Background information:

South Sudan became independent in 2011 after a referendum in which its people voted with almost 99% in favor of secession from Sudan. Independence was the outcome of a long armed struggle led by South Sudanese starting in the mid 1950s. There are two phases of the armed fight:

The first one started in 1955 and lasted until 1972. The Addis Ababa Agreement of 1972, which ended the first phase of the armed struggle, granted self-government to the South Sudan within the Sudanese state. Relative peace returned to the South during this period. However, in 1983, the second phase of the conflict started when two mainly South Sudanese battalions of the Sudanese army revolted in the towns of Bor and Ayod.

These two battalions formed the center of the Sudan People’s Liberation Army/Movement. At first the SPLM pursued to redefine the political landscape in Sudan by calling for the founding of a “New Sudan” that was democratic in prospect. Although its political base was in the southern part of the country, the SPLM sought to build a mass movement across Sudan to achieve its objective of a “New Sudan.” To this end, the SPLM extended its presence into Southern Kordofan and Blue Nile, two areas considered part of Northern Sudan. An attempt to establish a hold in Darfur in the early 1990s was prevented by the Sudanese army.

In 1994 the SPLM accepted the concept of self-determination for South Sudan. Three years after it suffered a major ideological split within its ranks. In following talks with the Sudanese government, self-determination was included in the agenda for peace negotiations. In 2005 finally both sides in the Sudanese conflict reached a peace deal under the auspices of a regional body called the Inter-Governmental Authority on Development (IGAD). Although the agreement recognized the right of self-determination for South Sudanese, it also prioritized the unity of Sudan. In that, it prescribed autonomy for South Sudan for a period of five years in order to give South Sudanese and their Northern Sudanese equivalents a chance to be united as one country.

 

Current situation:

Two years after independence, a conflict in the South Sudan started caused by a controversy within the ruling party SPLM. On the one hand, there is the SPLM with loyalty to President Salva Kiir against the armed opposition led by Riek Machar. The conflict continues unabatedly after a peace deal signed in August 2015 and collapsed in July 2016. The unintended consequence of the collapse of the peace agreement has resulted in the founding of new armed groups that are opposed to the government.

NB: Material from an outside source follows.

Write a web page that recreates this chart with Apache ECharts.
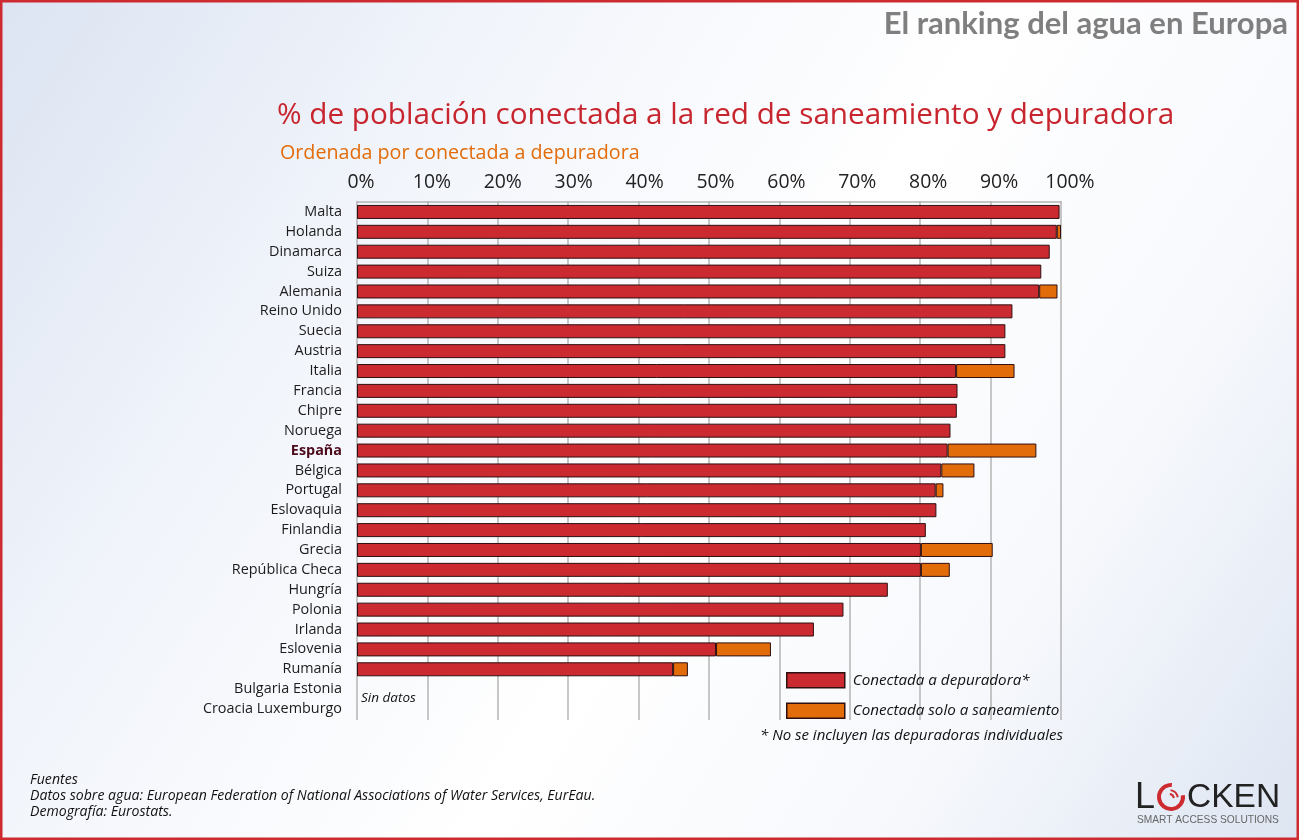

In February 2016, the UN announced that a famine was developing in the country. Nearly 5 million people, which represents more than 40 percent of South Sudan’s entire population, are now at risk of starvation due to what the UN calls a “man-made” famine induced by the war.

Currently, aid agencies have launched a massive campaign to reduce the impact of the famine. According to the UN, the number of food insecure people will increase to 5.5 million if efforts to arrest the gravity and spread of the food crisis are not successful. About a million children across South Sudan are severely malnourished and at risk of death unless they receive immediate help. Efforts to get aid to the needy are hindered by the main actors’ obstruction of free movement of aid workers. The war has caused massive displacement. An estimated 1.5 million people have sought refuge in neighboring countries, while 1.85 million are internally displaced.

If the conflict is not going to be solved soon, an aggravation of the current situation is predictable.